What's Up With the Title?
Squeaky Clean
To define dirty dance, we need to know what "clean" dancing is. On a scale of Ginger Rogers and Fred Astaire to Janet Jackson's wardrobe malfunction at the Super Bowl, Dirty Dancing is, like, a four.
But the movie's set in 1963, where men and women dancing this close would have been scandalous. We see how uptight the Kellerman's clientele is when Penny has to teach the women to loosen up:
PENNY: God wouldn't have given you maracas if he didn't want you to shake 'em!
The "dirtiness" of their dancing is why the dancers are segregated from the rest of Kellerman's. It allows the guests to indulge in some dancing, but then act like they're not one of "those people." And the dancing that Johnny and Penny teach the guests is much more restrained than the real "dirty" dancing they do at the cabin. Billy explains it like this:
BABY: Where'd they learn to do that?
BILLY: Where? I dunno. Kids are doing it in their basements back home. Wanna try it? […] Can you imagine dancing like this on the main floor, home of the family foxtrot? Max would close the place down first.
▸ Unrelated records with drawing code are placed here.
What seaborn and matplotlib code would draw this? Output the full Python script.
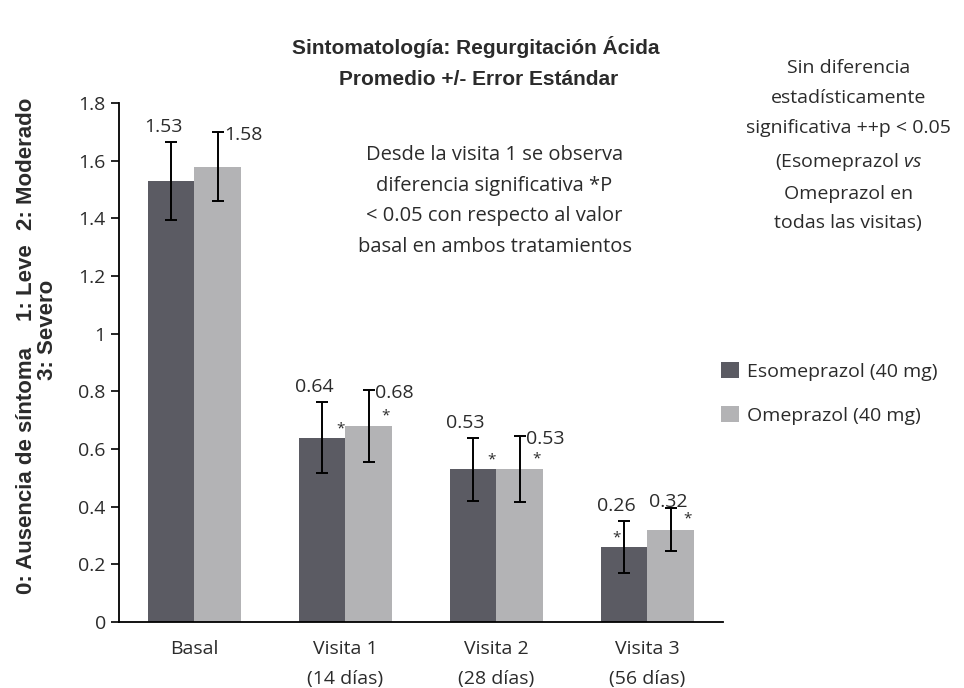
import pandas as pd
import matplotlib.pyplot as plt
import seaborn as sns
from matplotlib.ticker import FixedLocator, FuncFormatter

# Datos
visitas = ["Basal", "Visita 1\n(14 días)", "Visita 2\n(28 días)", "Visita 3\n(56 días)"]
tratamientos = ["Esomeprazol (40 mg)", "Omeprazol (40 mg)"]
esomeprazol = [1.53, 0.64, 0.53, 0.26]
omeprazol = [1.58, 0.68, 0.53, 0.32]
err_esomeprazol = [0.135, 0.123, 0.11, 0.09]
err_omeprazol = [0.12, 0.125, 0.115, 0.075]
significativo = [False, True, True, True]

df = pd.DataFrame({
    "Visita": visitas * 2,
    "Tratamiento": [tratamientos[0]] * 4 + [tratamientos[1]] * 4,
    "Valor": esomeprazol + omeprazol,
})

sns.set_style("white")
plt.rcParams["font.family"] = ["Open Sans", "DejaVu Sans"]
plt.rcParams["mathtext.fontset"] = "custom"
plt.rcParams["mathtext.it"] = "Open Sans:italic"
plt.rcParams["mathtext.rm"] = "Open Sans"
color_txt = "#2b2b2b"
colores = ["#5b5b63", "#b3b3b5"]
fs = 14

fig = plt.figure(figsize=(9.64, 6.88), dpi=100)
ax = fig.add_axes([0.1234, 0.096, 0.6266, 0.754])

sns.barplot(data=df, x="Visita", y="Valor", hue="Tratamiento", palette=colores,
            errorbar=None, width=0.62, saturation=1, linewidth=0, ax=ax, legend=True)

errores = [err_esomeprazol, err_omeprazol]
valores = [esomeprazol, omeprazol]
contenedores = list(ax.containers)
for k, cont in enumerate(contenedores):
    for i, bar in enumerate(cont.patches):
        xc = bar.get_x() + bar.get_width() / 2
        v = valores[k][i]
        e = errores[k][i]
        ax.errorbar(xc, v, yerr=e, fmt="none", ecolor="black", elinewidth=1.4,
                    capsize=4, capthick=1.4)
        if k == 0:
            ax.text(xc - 0.05, v + e + 0.02, f"{v:.2f}", ha="center", va="bottom",
                    fontsize=fs, color=color_txt)
            if significativo[i]:
                dx = 0.12 if i < 3 else -0.05
                ax.text(xc + dx, v + 0.005, "*", ha="center", va="bottom",
                        fontsize=11, color=color_txt)
        else:
            if i < 3:
                ax.text(xc + 0.04, v + e - 0.01, f"{v:.2f}", ha="left", va="center",
                        fontsize=fs, color=color_txt)
            else:
                ax.text(xc - 0.02, v + e - 0.01, f"{v:.2f}", ha="center", va="bottom",
                        fontsize=fs, color=color_txt)
            if significativo[i]:
                ax.text(xc + 0.11, v + 0.01, "*", ha="center", va="bottom",
                        fontsize=11, color=color_txt)

ax.set_xlim(-0.5, 3.5)
ax.set_ylim(0, 1.8)
ax.yaxis.set_major_locator(FixedLocator([0, 0.2, 0.4, 0.6, 0.8, 1, 1.2, 1.4, 1.6, 1.8]))
ax.yaxis.set_major_formatter(FuncFormatter(lambda y, p: f"{y:g}"))
ax.xaxis.set_minor_locator(FixedLocator([-0.5, 0.5, 1.5, 2.5, 3.5]))
ax.tick_params(axis="x", which="major", length=0, pad=13, labelsize=fs, labelcolor=color_txt)
ax.tick_params(axis="x", which="minor", length=6, width=1.2, direction="out", color="black")
ax.tick_params(axis="y", length=6, width=1.2, direction="out", left=True, labelsize=fs,
               labelcolor=color_txt, color="black")
for t in ax.get_xticklabels():
    t.set_linespacing(1.85)
    t.set_verticalalignment("top")
ax.set_xlabel("")
ax.set_ylabel("")
sns.despine(ax=ax)
for s in ["left", "bottom"]:
    ax.spines[s].set_color("black")
    ax.spines[s].set_linewidth(1.3)

ax.legend(loc="center left", bbox_to_anchor=(0.968, 0.44), frameon=False, fontsize=fs,
          handlelength=0.9, handleheight=0.9, handletextpad=0.45, labelspacing=1.3,
          labelcolor=color_txt)

# Títulos y ejes
titulo = ["Liberation Sans", "DejaVu Sans"]
fig.text(0.493, 0.932, "Sintomatología: Regurgitación Ácida", ha="center", va="center",
         fontsize=15, fontweight="bold", color=color_txt, family=titulo)
fig.text(0.497, 0.884, "Promedio +/- Error Estándar", ha="center", va="center",
         fontsize=15, fontweight="bold", color=color_txt, family=titulo)
fig.text(0.027, 1 - 470 / 688, "0: Ausencia de síntoma", rotation=90, ha="center", va="center",
         fontsize=16, fontweight="bold", color=color_txt, family=titulo)
fig.text(0.027, 1 - 283 / 688, "1: Leve", rotation=90, ha="center", va="center",
         fontsize=16, fontweight="bold", color=color_txt, family=titulo)
fig.text(0.027, 1 - 164 / 688, "2: Moderado", rotation=90, ha="center", va="center",
         fontsize=16, fontweight="bold", color=color_txt, family=titulo)
fig.text(0.049, 1 - 330 / 688, "3: Severo", rotation=90, ha="center", va="center",
         fontsize=16, fontweight="bold", color=color_txt, family=titulo)

# Notas
fig.text(0.513, 0.708, "Desde la visita 1 se observa\ndiferencia significativa *P\n"
         "< 0.05 con respecto al valor\nbasal en ambos tratamientos",
         ha="center", va="center", fontsize=14.5, color=color_txt, linespacing=1.7)
fig.text(0.88, 0.788, "Sin diferencia\nestadísticamente\nsignificativa ++p < 0.05\n"
         "(Esomeprazol $\\it{vs}$\nOmeprazol en\ntodas las visitas)",
         ha="center", va="center", fontsize=fs, color=color_txt, linespacing=1.85)

fig.savefig("out.png", dpi=100)
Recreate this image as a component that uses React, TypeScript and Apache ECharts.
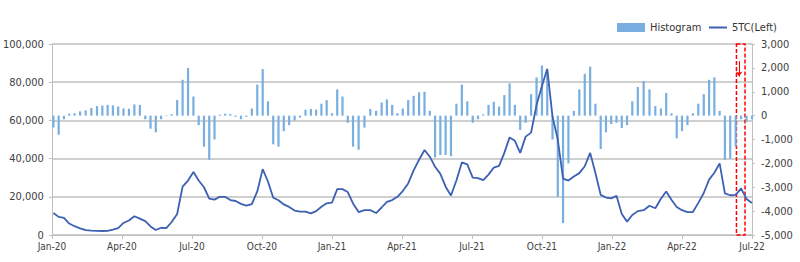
import React, { useEffect, useRef } from "react";
import * as echarts from "echarts";

// Weekly observations starting 2020-01-03
const startDate = "2020-01-03";

// 5TC spot (left axis)
const fiveTC: number[] = [
  11500, 9500, 9000, 6000, 4600, 3500, 2500, 2300, 2200, 2100,
  2200, 2800, 3600, 6300, 7600, 9800, 8600, 7300, 4500, 2600,
  3800, 3600, 6800, 11000, 25300, 28500, 33000, 28500, 25000, 19000,
  18500, 20000, 20000, 18300, 17800, 16300, 15400, 16200, 22800, 34500,
  28000, 19500, 18200, 16000, 14700, 12800, 12200, 12200, 11300, 12500,
  14800, 16600, 16900, 24000, 24000, 22500, 16500, 12000, 13000, 13000,
  11500, 14400, 17300, 18300, 20000, 23000, 27000, 33800, 39400, 44500,
  41000, 35700, 32000, 25300, 20700, 28500, 38000, 37000, 30000, 29800,
  28700, 31600, 35300, 36200, 43000, 51100, 49300, 43000, 51500, 53600,
  68000, 78000, 87000, 62000, 50000, 29500, 28500, 30600, 32400, 36000,
  43000, 32500, 21000, 19600, 19200, 20500, 11000, 7000, 10500, 12500,
  13000, 15300, 14000, 19000, 22800, 18500, 14700, 13000, 12000, 12000,
  16800, 22000, 29000, 32600, 37500, 21800, 20800, 21000, 24400, 18800,
  16800,
];

// Histogram (right axis)
const histogram: number[] = [
  -500, -800, -150, 80, 100, 180, 220, 320, 400, 420,
  450, 430, 380, 300, 290, 470, 450, -150, -550, -700,
  -150, 20, 60, 650, 1500, 2000, 800, -400, -1300, -1850,
  -1000, 40, 80, 60, -50, -150, -50, 300, 1300, 1950,
  600, -1200, -1300, -650, -400, -200, -80, 250, 280, 250,
  500, 650, 100, 1100, 800, -300, -1300, -1430, -500, 280,
  200, 550, 680, 450, 100, 300, 650, 830, 980, 1000,
  200, -1750, -1650, -1650, -1700, 500, 1300, 600, -300, -150,
  50, 450, 580, 380, 860, 1350, 450, -600, -300, 900,
  1600, 2100, 1800, -1000, -3400, -4500, -2000, 200, 1100, 1750,
  2050, 500, -1400, -700, -350, -300, -520, -400, 600, 1200,
  1450, 1100, 400, 300, 950, 100, -950, -650, -400, 100,
  500, 900, 1500, 1600, 200, -1850, -1800, -1300, -150, -250,
  -150,
];

const monthNames = ["Jan", "Feb", "Mar", "Apr", "May", "Jun", "Jul", "Aug", "Sep", "Oct", "Nov", "Dec"];
const leftTicks = { min: 0, max: 100000, interval: 20000 };
const rightTicks = { min: -5000, max: 3000, interval: 1000 };
const highlightWindow = ["2022-06-11", "2022-06-22"];

function toMonthValue(d: Date): number {
  const y = d.getUTCFullYear();
  const m = d.getUTCMonth();
  const dim = new Date(Date.UTC(y, m + 1, 0)).getUTCDate();
  return (y - 2020) * 12 + m + (d.getUTCDate() - 1) / dim;
}

function weekX(i: number): number {
  const s = new Date(startDate + "T00:00:00Z");
  const d = new Date(s.getTime() + i * 7 * 86400000);
  return toMonthValue(d);
}

const fmt = (v: number) => v.toLocaleString("en-US");
const FONT = "'Liberation Sans Narrow', 'DejaVu Sans Condensed', 'Liberation Sans', sans-serif";

export default function App() {
  const ref = useRef<HTMLDivElement>(null);
  useEffect(() => {
    if (!ref.current) return;
    const chart = echarts.init(ref.current, undefined, { renderer: "svg" });
    const lineData = fiveTC.map((v, i) => [weekX(i), v]);
    const barData = histogram.map((v, i) => [weekX(i), v]);
    const hx0 = toMonthValue(new Date(highlightWindow[0] + "T00:00:00Z"));
    const hx1 = toMonthValue(new Date(highlightWindow[1] + "T00:00:00Z"));
    const hmid = (hx0 + hx1) / 2;
    chart.setOption({
      animation: false,
      backgroundColor: "#ffffff",
      textStyle: { fontFamily: FONT },
      grid: { left: 50, right: 48, top: 44, bottom: 27, containLabel: false },
      legend: [
        {
          data: [{ name: "Histogram", icon: "rect" }],
          left: 612,
          top: 17,
          itemWidth: 28,
          itemHeight: 9,
          itemGap: 4,
          textStyle: { fontSize: 11, color: "#333", fontFamily: FONT },
        },
        {
          data: [{ name: "5TC(Left)", icon: "rect" }],
          left: 704,
          top: 17,
          itemWidth: 18,
          itemHeight: 2,
          textStyle: { fontSize: 11, color: "#333", fontFamily: FONT },
        },
      ],
      xAxis: {
        type: "value",
        min: 0,
        max: 30,
        interval: 3,
        axisLine: { show: true, lineStyle: { color: "#BFBFBF", width: 1 } },
        axisTick: { show: true, length: 4, lineStyle: { color: "#BFBFBF" } },
        splitLine: { show: false },
        axisLabel: {
          fontSize: 10,
          color: "#404040",
          margin: 6,
          fontFamily: FONT,
          formatter: (v: number) => {
            const idx = Math.round(v);
            return monthNames[idx % 12] + "-" + (20 + Math.floor(idx / 12));
          },
        },
      },
      yAxis: [
        {
          type: "value",
          ...leftTicks,
          axisLine: { show: true, lineStyle: { color: "#BFBFBF", width: 1 } },
          axisTick: { show: true, length: 3, lineStyle: { color: "#BFBFBF" } },
          splitLine: { show: true, lineStyle: { color: "#BFBFBF", width: 1.5 } },
          axisLabel: { fontSize: 11, color: "#404040", margin: 8, fontFamily: FONT, formatter: fmt },
        },
        {
          type: "value",
          ...rightTicks,
          position: "right",
          axisLine: { show: true, lineStyle: { color: "#BFBFBF", width: 1 } },
          axisTick: { show: true, length: 3, lineStyle: { color: "#BFBFBF" } },
          splitLine: { show: false },
          axisLabel: { fontSize: 11, color: "#404040", margin: 9, fontFamily: FONT, formatter: fmt },
        },
      ],
      series: [
        {
          name: "Histogram",
          type: "bar",
          yAxisIndex: 1,
          data: barData,
          barWidth: 2.2,
          itemStyle: { color: "#78AEE0" },
        },
        {
          name: "5TC(Left)",
          type: "line",
          yAxisIndex: 0,
          data: lineData,
          symbol: "none",
          lineStyle: { color: "#3B60B4", width: 1.8 },
          itemStyle: { color: "#3B60B4" },
          markArea: {
            silent: true,
            itemStyle: {
              color: "rgba(0,0,0,0)",
              borderColor: "#FF0000",
              borderWidth: 1.5,
              borderType: [4, 2],
            },
            data: [[{ xAxis: hx0, yAxis: 100000 }, { xAxis: hx1, yAxis: 0 }]],
          },
          markLine: {
            silent: true,
            symbol: ["none", "arrow"],
            symbolSize: 5,
            label: { show: false },
            lineStyle: { color: "#FF0000", width: 1, type: "solid" },
            data: [[{ coord: [hmid - 0.07, 91000] }, { coord: [hmid - 0.07, 83000] }]],
          },
        },
      ],
    });
    return () => chart.dispose();
  }, []);
  return (
    <div
      ref={ref}
      style={{ position: "fixed", left: 0, top: 0, width: 800, height: 262, background: "#fff" }}
    />
  );
}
Kellerman's is the past. The dancers are the future. At the end of the movie, Johnny brings his dancing to the main floor, and Kellerman's doesn't spontaneously combust. Even the oldest guests realize it's pretty fun. The irony is that Kellerman's probably does close down, but that would have happened whether the dancers were there or not. Maybe he should have rebranded as Kellerman's Dirty Dance Academy? Then they'd be lining up to get in.